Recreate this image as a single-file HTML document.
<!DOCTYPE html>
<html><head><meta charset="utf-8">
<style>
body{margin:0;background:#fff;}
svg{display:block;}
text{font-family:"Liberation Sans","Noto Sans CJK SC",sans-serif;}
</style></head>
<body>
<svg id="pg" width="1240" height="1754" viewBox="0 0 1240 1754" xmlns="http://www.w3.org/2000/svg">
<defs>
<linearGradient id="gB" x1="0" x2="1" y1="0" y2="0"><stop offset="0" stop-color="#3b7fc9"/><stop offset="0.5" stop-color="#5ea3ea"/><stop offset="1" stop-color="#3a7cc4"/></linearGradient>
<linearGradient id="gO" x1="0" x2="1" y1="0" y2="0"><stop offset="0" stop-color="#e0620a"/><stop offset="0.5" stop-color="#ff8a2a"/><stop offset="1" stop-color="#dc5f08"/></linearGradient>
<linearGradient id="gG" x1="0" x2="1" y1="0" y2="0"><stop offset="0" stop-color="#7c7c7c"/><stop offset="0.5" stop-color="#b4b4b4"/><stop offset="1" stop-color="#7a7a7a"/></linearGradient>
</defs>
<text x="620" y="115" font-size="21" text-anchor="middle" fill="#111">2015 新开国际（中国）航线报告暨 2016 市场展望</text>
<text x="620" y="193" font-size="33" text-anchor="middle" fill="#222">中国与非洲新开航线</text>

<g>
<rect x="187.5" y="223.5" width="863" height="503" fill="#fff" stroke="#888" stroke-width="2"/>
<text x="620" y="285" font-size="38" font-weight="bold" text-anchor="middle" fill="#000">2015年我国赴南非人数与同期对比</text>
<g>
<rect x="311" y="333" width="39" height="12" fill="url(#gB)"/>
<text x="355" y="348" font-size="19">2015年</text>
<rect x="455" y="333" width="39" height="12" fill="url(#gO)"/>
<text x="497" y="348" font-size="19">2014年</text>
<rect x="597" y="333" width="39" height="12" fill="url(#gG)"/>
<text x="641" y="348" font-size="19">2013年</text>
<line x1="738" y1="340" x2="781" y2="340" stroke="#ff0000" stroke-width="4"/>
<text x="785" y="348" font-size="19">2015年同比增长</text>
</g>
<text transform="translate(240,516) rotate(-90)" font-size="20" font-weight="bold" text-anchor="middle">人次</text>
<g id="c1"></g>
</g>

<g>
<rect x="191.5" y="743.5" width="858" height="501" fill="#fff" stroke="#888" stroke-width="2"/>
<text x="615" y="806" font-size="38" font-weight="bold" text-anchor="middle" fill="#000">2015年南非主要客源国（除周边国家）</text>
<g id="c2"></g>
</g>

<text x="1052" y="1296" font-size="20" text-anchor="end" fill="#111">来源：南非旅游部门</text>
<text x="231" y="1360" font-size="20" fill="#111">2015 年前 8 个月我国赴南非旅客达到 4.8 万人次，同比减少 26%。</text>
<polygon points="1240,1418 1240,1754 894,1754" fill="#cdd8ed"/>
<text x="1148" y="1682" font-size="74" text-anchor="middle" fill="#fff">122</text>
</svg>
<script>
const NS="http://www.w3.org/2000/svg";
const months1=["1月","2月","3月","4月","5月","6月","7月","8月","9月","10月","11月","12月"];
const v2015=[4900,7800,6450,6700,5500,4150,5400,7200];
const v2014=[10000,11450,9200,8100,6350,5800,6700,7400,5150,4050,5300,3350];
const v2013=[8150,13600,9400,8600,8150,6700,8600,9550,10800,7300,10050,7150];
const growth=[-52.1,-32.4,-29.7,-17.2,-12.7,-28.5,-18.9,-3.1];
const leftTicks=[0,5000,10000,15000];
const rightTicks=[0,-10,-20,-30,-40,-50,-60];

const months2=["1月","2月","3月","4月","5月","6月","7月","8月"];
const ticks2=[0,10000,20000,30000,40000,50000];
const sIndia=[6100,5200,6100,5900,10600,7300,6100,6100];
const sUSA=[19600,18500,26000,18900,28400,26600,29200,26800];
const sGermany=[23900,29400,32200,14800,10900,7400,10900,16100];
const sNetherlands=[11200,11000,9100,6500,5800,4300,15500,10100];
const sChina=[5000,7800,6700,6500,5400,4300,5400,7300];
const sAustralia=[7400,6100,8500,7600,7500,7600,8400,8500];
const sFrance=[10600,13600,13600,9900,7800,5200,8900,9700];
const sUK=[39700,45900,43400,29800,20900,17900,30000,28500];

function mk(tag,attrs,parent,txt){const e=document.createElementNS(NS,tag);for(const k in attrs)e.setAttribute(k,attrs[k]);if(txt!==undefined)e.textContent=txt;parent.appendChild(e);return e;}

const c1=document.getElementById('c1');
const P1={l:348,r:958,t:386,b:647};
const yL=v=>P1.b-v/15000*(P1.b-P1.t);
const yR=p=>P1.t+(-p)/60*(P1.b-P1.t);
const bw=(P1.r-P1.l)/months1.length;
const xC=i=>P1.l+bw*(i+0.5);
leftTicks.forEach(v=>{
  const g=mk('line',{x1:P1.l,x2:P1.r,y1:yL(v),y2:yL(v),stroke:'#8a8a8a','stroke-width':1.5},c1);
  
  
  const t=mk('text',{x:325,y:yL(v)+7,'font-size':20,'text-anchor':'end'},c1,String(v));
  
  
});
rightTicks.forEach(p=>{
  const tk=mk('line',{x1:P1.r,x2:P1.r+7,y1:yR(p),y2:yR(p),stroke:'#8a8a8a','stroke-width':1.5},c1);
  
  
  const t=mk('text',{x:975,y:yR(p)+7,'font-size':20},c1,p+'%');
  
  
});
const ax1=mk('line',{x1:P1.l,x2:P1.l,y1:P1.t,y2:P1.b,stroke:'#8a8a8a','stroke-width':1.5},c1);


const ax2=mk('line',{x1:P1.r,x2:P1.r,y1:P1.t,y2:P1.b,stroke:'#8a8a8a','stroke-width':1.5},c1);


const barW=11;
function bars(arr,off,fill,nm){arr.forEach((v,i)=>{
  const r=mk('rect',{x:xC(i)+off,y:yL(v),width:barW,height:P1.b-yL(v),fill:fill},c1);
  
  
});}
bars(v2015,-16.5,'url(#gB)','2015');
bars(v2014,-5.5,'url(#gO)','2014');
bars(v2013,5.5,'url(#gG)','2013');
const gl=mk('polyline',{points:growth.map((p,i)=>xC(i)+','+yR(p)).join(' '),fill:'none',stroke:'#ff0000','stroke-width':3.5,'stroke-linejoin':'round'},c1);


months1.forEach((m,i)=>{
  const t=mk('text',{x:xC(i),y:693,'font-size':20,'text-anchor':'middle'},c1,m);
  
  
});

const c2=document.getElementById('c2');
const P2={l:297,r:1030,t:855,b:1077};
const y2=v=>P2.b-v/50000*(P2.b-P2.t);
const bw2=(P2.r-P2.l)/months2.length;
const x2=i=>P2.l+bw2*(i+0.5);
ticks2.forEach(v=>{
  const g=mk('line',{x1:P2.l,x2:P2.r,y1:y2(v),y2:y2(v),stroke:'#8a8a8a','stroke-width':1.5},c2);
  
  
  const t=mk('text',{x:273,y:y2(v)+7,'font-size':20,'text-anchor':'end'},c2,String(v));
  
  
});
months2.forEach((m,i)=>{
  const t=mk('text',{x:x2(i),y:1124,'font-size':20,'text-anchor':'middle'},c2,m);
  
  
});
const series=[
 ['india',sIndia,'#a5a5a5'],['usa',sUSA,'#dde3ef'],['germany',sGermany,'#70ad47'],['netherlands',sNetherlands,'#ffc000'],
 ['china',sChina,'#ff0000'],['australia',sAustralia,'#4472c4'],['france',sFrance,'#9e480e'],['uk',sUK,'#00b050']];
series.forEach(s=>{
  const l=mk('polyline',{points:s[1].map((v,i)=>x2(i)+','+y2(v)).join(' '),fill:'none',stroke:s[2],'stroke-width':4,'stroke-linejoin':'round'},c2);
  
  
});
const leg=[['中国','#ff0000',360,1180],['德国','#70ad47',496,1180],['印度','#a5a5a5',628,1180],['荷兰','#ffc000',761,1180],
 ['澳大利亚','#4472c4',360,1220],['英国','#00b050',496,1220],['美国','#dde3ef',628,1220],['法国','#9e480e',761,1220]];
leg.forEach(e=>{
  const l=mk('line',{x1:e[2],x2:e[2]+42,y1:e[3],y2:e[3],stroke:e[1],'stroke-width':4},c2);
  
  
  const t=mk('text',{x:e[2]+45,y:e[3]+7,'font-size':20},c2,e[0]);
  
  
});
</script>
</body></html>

####

**What you have to do**
Scan the material above. Copy each line that holds the word "document".

**Exercise output**
Recreate this image as a single-file HTML document.
function mk(tag,attrs,parent,txt){const e=document.createElementNS(NS,tag);for(const k in attrs)e.setAttribute(k,attrs[k]);if(txt!==undefined)e.textContent=txt;parent.appendChild(e);return e;}
const c1=document.getElementById('c1');
const c2=document.getElementById('c2');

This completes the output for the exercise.